Fundraising regulations move towards some uniformity
Assistant Minister for Competition, Charities and Treasury Andrew Leigh announced in February a set of sixteen nationally uniform fundraising principles developed by a Working Group of all states and territories, designed to reduce compliance costs for charities (which are estimated currently to exceed $1 million per month) and recognise changes in fundraising practice, from in person to online.
The purpose behind these principles is to provide charities and donors with a clear understanding of appropriate conduct, while still allowing for flexibility as to how charities achieve compliance.

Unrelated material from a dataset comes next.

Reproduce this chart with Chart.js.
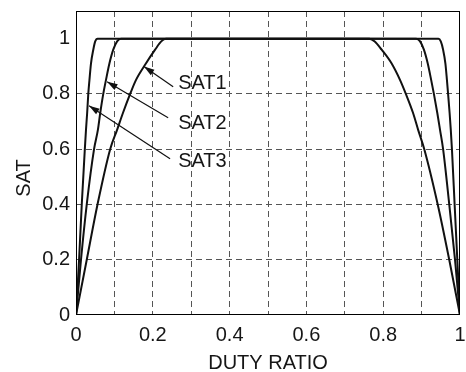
<!DOCTYPE html>
<html>
<head>
<meta charset="utf-8">
<script src="https://cdn.jsdelivr.net/npm/chart.js@4/dist/chart.umd.min.js"></script>
<style>
  html, body { margin: 0; padding: 0; background: #fff; }
  #wrap { width: 466px; height: 372px; }
</style>
</head>
<body>
<div id="wrap"><canvas id="satChart"></canvas></div>
<script>
// duty ratio / SAT values
const sat1X = [0, 0.028, 0.056, 0.089, 0.107, 0.122, 0.141, 0.156, 0.182, 0.206, 0.222, 0.234, 0.764, 0.778, 0.796, 0.822, 0.844, 0.859, 0.878, 0.891, 0.907, 0.942, 0.972, 1];
const sat1Y = [0, 0.2, 0.4, 0.6, 0.67, 0.73, 0.8, 0.85, 0.91, 0.96, 0.99, 1, 1, 0.99, 0.96, 0.91, 0.85, 0.8, 0.73, 0.67, 0.6, 0.4, 0.2, 0];

const sat2X = [0, 0.013, 0.028, 0.047, 0.057, 0.063, 0.071, 0.078, 0.087, 0.097, 0.107, 0.117, 0.886, 0.896, 0.906, 0.916, 0.925, 0.932, 0.941, 0.948, 0.956, 0.972, 0.987, 1];
const sat2Y = [0, 0.2, 0.4, 0.6, 0.67, 0.73, 0.8, 0.85, 0.91, 0.96, 0.99, 1, 1, 0.99, 0.96, 0.91, 0.85, 0.8, 0.73, 0.67, 0.6, 0.4, 0.2, 0];

const sat3X = [0, 0.008, 0.015, 0.023, 0.026, 0.029, 0.032, 0.035, 0.039, 0.045, 0.05, 0.056, 0.944, 0.95, 0.956, 0.962, 0.966, 0.969, 0.973, 0.976, 0.979, 0.986, 0.993, 1];
const sat3Y = [0, 0.2, 0.4, 0.6, 0.67, 0.73, 0.8, 0.85, 0.91, 0.96, 0.99, 1, 1, 0.99, 0.96, 0.91, 0.85, 0.8, 0.73, 0.67, 0.6, 0.4, 0.2, 0];

const xTicks = [0, 0.1, 0.2, 0.3, 0.4, 0.5, 0.6, 0.7, 0.8, 0.9, 1];
const yTicks = [0, 0.2, 0.4, 0.6, 0.8, 1];

// arrow labels: name, arrow tip, arrow tail, text baseline start (data units)
const labelNames = ["SAT1", "SAT2", "SAT3"];
const labelTips = [[0.177, 0.899], [0.081, 0.844], [0.034, 0.757]];
const labelTails = [[0.253, 0.826], [0.240, 0.714], [0.245, 0.565]];
const labelText = [[0.266, 0.819], [0.266, 0.674], [0.266, 0.536]];

const FONT = "'Liberation Sans', Arial, sans-serif";
const INK = "#161616";

function toPoints(xs, ys) {
  return xs.map((x, i) => ({ x: x, y: ys[i] }));
}

function lineSet(label, xs, ys) {
  return {
    label: label,
    data: toPoints(xs, ys),
    borderColor: "#111",
    borderWidth: 2,
    pointRadius: 0,
    fill: false,
    cubicInterpolationMode: "monotone"
  };
}

// frame, y title, arrows with labels
const annotate = {
  id: "annotate",
  afterDatasetsDraw(chart) {
    const { ctx, chartArea: a, scales } = chart;
    const sx = scales.x, sy = scales.y;
    ctx.save();
    ctx.strokeStyle = "#000";
    ctx.lineWidth = 1;
    ctx.strokeRect(a.left + 0.5, a.top + 0.5, a.right - a.left - 1, a.bottom - a.top - 1);

    ctx.fillStyle = INK;
    ctx.font = "20px " + FONT;

    // y axis title sits a bit below the middle in the original
    ctx.save();
    ctx.translate(24, 178);
    ctx.rotate(-Math.PI / 2);
    ctx.textAlign = "center";
    ctx.textBaseline = "middle";
    ctx.fillText("SAT", 0, 0);
    ctx.restore();

    ctx.strokeStyle = "#111";
    ctx.fillStyle = "#111";
    labelNames.forEach((name, i) => {
      const tx = sx.getPixelForValue(labelTips[i][0]);
      const ty = sy.getPixelForValue(labelTips[i][1]);
      const ex = sx.getPixelForValue(labelTails[i][0]);
      const ey = sy.getPixelForValue(labelTails[i][1]);
      ctx.lineWidth = 1.2;
      ctx.beginPath();
      ctx.moveTo(ex, ey);
      ctx.lineTo(tx, ty);
      ctx.stroke();
      const ang = Math.atan2(ey - ty, ex - tx);
      const len = 11, w = 0.3;
      ctx.beginPath();
      ctx.moveTo(tx, ty);
      ctx.lineTo(tx + len * Math.cos(ang - w), ty + len * Math.sin(ang - w));
      ctx.lineTo(tx + len * Math.cos(ang + w), ty + len * Math.sin(ang + w));
      ctx.closePath();
      ctx.fill();
      ctx.fillStyle = INK;
      ctx.textAlign = "left";
      ctx.textBaseline = "alphabetic";
      ctx.fillText(name, sx.getPixelForValue(labelText[i][0]), sy.getPixelForValue(labelText[i][1]));
      ctx.fillStyle = "#111";
    });
    ctx.restore();
  }
};

function gridColor(c) {
  const v = c.tick ? c.tick.value : null;
  return v === 0 || v === 1 ? "rgba(0,0,0,0)" : "#555";
}

new Chart(document.getElementById("satChart"), {
  type: "line",
  data: {
    datasets: [
      lineSet("SAT1", sat1X, sat1Y),
      lineSet("SAT2", sat2X, sat2Y),
      lineSet("SAT3", sat3X, sat3Y)
    ]
  },
  options: {
    responsive: true,
    maintainAspectRatio: false,
    animation: false,
    layout: { padding: { top: 11, right: 6, left: 0, bottom: 0 } },
    plugins: { legend: { display: false }, tooltip: { enabled: false } },
    scales: {
      x: {
        type: "linear",
        min: 0,
        max: 1,
        afterBuildTicks: (s) => { s.ticks = xTicks.map(v => ({ value: v })); },
        afterFit: (s) => {
          s.height = 57;
          s.paddingLeft = 0;
          s.paddingRight = 0;
        },
        ticks: {
          color: INK,
          font: { size: 20, family: FONT },
          padding: 8,
          maxRotation: 0,
          autoSkip: false,
          callback: (v) => (Math.round(v * 10) % 2 === 0 ? String(Math.round(v * 10) / 10) : "")
        },
        grid: { color: gridColor, lineWidth: 1, drawTicks: false },
        border: { display: false, dash: [6, 4] },
        title: {
          display: true,
          text: "DUTY RATIO",
          color: INK,
          font: { size: 20, family: FONT },
          padding: { top: 0, bottom: -3 }
        }
      },
      y: {
        min: 0,
        max: 1.1,
        afterBuildTicks: (s) => { s.ticks = yTicks.map(v => ({ value: v })); },
        afterFit: (s) => {
          s.width = 76;
          s.paddingTop = 0;
          s.paddingBottom = 0;
        },
        ticks: {
          color: INK,
          font: { size: 20, family: FONT },
          padding: 6,
          callback: (v) => String(Math.round(v * 10) / 10)
        },
        grid: { color: gridColor, lineWidth: 1, drawTicks: false },
        border: { display: false, dash: [6, 4] }
      }
    }
  },
  plugins: [annotate]
});
</script>
</body>
</html>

Regulatory guidance to support the principles will be developed in collaboration with the charitable fundraising sector. That guidance has not yet been released.
The principles relate to ethical conducting of fundraising activities, due diligence, accurate reporting and record-keeping, complaints handling, privacy and remuneration. As the new principles do not address licencing, it may be presumed the current rules regarding the requirement to obtain an authority to conduct fundraising appeals will remain unchanged.
Each participating jurisdiction will release an implementation plan by July 2023 explaining how it will give effect to the principles through regulatory changes or legislation. Minister Leigh does not anticipate that the new rules will face hurdles passing their respective parliaments.
Until these principles are adopted, charities will need to continue complying with their current legislation, which in NSW, comprises the Charitable Fundraising Act 1991/Charitable Fundraising Regulation 2021,or, if ACNC registered, the ACNC Act.
Leigh says these principles will not expand the remit of the ACNC, meaning charities will not owe duplicate reporting obligations to ACNC and their state regulator ie NSW Fair Trading (and equivalent bodies in the other States/Territories regulating fundraising).